そもそも10度も変わるということは、その前のグリスが乾いていたか、古かったか、適切に塗られていなかったかのどれかではないかと思います。
ダイヤモンド
非常に熱伝導性が高い(1000~2000W/m・K)ダイヤモンドを配合しているグリスです。ただし、ダイヤモンドを視認できるほど贅沢に使われているわけではありません。
あくまでも成分として「ナノダイヤモンド化合物」が含まれています。熱伝導率は12~14W/m・Kといったところでしょうか。一般的なシリコーングリスの3倍ほどです。
ダイヤモンド配合のグリスは、確かに良く冷えます。また、価格と性能がつりあっていてバランスが良い製品が多い気がしますね。
シルバーを使ってもあまり変わらない温度が、ナノダイヤモンド配合のグリスにした途端、4度ほど下がった経験があります。
液体金属
日本でも有名な「熊グリス」(thermal grizzly社製のグリス)は、独自配合の液体金属を使用しています。
なんでもスズ、ガリウム、インディウムをベースに特別な配合で作られた熱伝導率の高い液体金属なのだそうです。
その熱伝導率はダイヤモンドを上回り、フラッグシップの「TG-C-005-R」では、73W/m・Kという驚異的な数値をマークしています。
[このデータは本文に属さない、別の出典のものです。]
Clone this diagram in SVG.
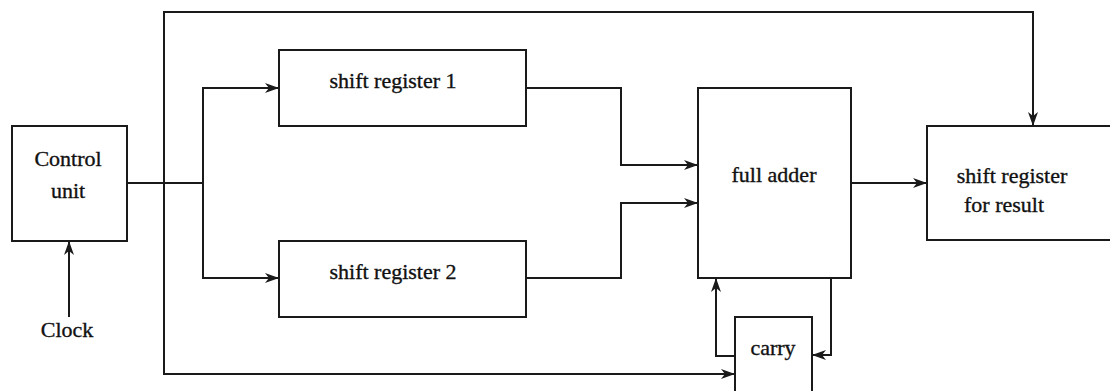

実は私も一度だけTG-C-005-Rを使用しましたが、確かにシルバーグリス比で8度ほどCPU温度が下がりました。また、冷却速度が速く、高付加状態が解除されたあとの温度の下がり方が凄かったです。
かなり高価ですが(シルバーやダイヤモンドの3倍以上)、確実に温度を下げたいのであれば積極的に選ぶべきかもしれません。
ちなみに、シリコーンとの混合品である廉価版は、ナノダイヤモンド制と大差ない性能ですのでご注意を。
カーボン、セラミック
この2つについては使用したことがありませんが、友人の使っているところをみた限りでは、「シリコーンより少しマシなくらい」の冷却性能でしたね。
ただし、カーボン+シリコーン+シルバーのような配合もあるため、厳密に言えば単純比較が難しいのです。シリコーンよりも少し高めのグリスで採用されています。
シルバーとナノダイヤモンドを常用でも意外と安い
シルバー配合グリスとナノダイヤモンド配合グリスは、1000円台前半から売られています。正直なところ、常用してもそれほどお財布は痛くありませんよね。
ただし、あくまでもグリスは「CPUクーラーが持つ冷却能力の範囲内」で温度差がでるものですから、まずはCPUクーラーをしっかり選んでください。